Private sector upbeat on economic policy


The private sector has welcomed the National Economic Empowerment Policy (NeeP), which is currently being developed by the government through the Ministry of Industry, Trade and Tourism.

The policy seeks to address the gap between the poor and the rich by letting more Malawians participate in economic activities.

In separate interviews, the country’s business captains have said the policy is something that was supposed to be implemented in the country long time ago.


Auc t ion Holdings Commodity Exchange General Manager Davis Manyenje said the policy will help the country to track profits that produce exporters earn.

“Through this policy, we are going to have structured markets whereby produce will be exported through. As you are aware, currently traders are exporting produce any how and no-one can trace where the after, sells profits go,” he said.

Manyenje also said small, scale farmers will see their living standards improve as the structured markets will offer better prices than those being offered now.


Economic Empowerment Action Group (EEAG) president Lewis Chiwalo said the policy will address the challenges that local businesses are facing.

“First of all, this is a welcome development and it will see businesses graduating from their current status to another level.
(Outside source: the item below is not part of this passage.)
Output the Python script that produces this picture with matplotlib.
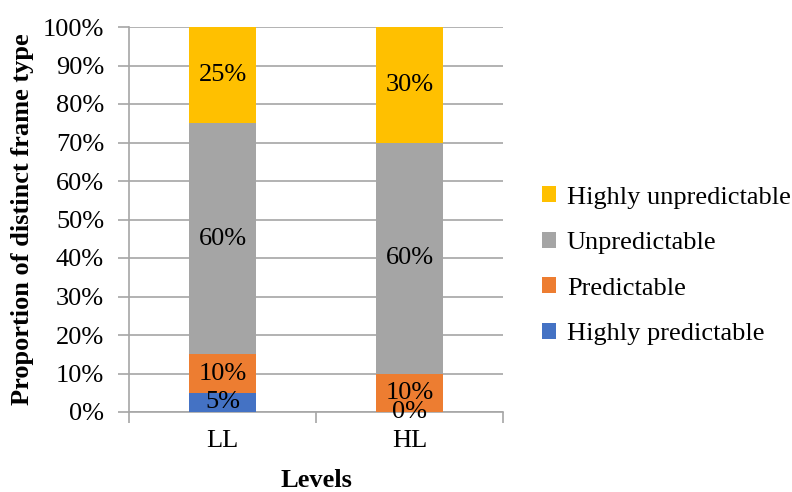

The policy will mainly protect small businesses from foreign traders who ply the same business,” he said.

Chiwalo said it is good that the government has given itself a time frame to make sure that all consultations are completed and that the policy is taken to Cabinet for approval.

“We would have wanted to see the policy running like yesterday, but from the information we have, it is promising that we will have the policy up and running very soon, which is a positive development. In other countries, this type of a policy has helped in growing businesses,” he said.

Indigenous Business Association of Malawi (Ibam) president Mike Mlombwa said the policy will give room to indigenous business operators to do business without competing with international companies.

“The policy has addressed most issues which the business community in the country has been lobbying for. It is important that the government has heard our cries and has taken a step towards the direction we wanted,” Mlombwa said.

He said business operators have for a long time been competing with international manufacturers in supplying of goods but the policy, once put in place, will address all that as priority will be given to Malawian business operators.

Ministry of Industry, Trade and Tourism Principal Secretary Cliff Chiunda said no economy can grow by excluding any part of its people and an economy that is not growing cannot integrate all of its citizens in a meaningful way.

“New, inclusive patterns of wealth accumulation must come from both existing and new economic activities. Thus we need higher levels of investment that generates a substantial amount of new wealth and economic opportunities for our people.

“At the same time, ownership patterns must change. Indeed, in order to grow our economy, more enterprises are needed to produce value-added goods and services, to attract investment, and to employ more of our people in productive activities,” Chiunda said.

He said the core component of the NeeP is to create and nurture new enterprises owned by local Malawians while at the same time growing the existing ones.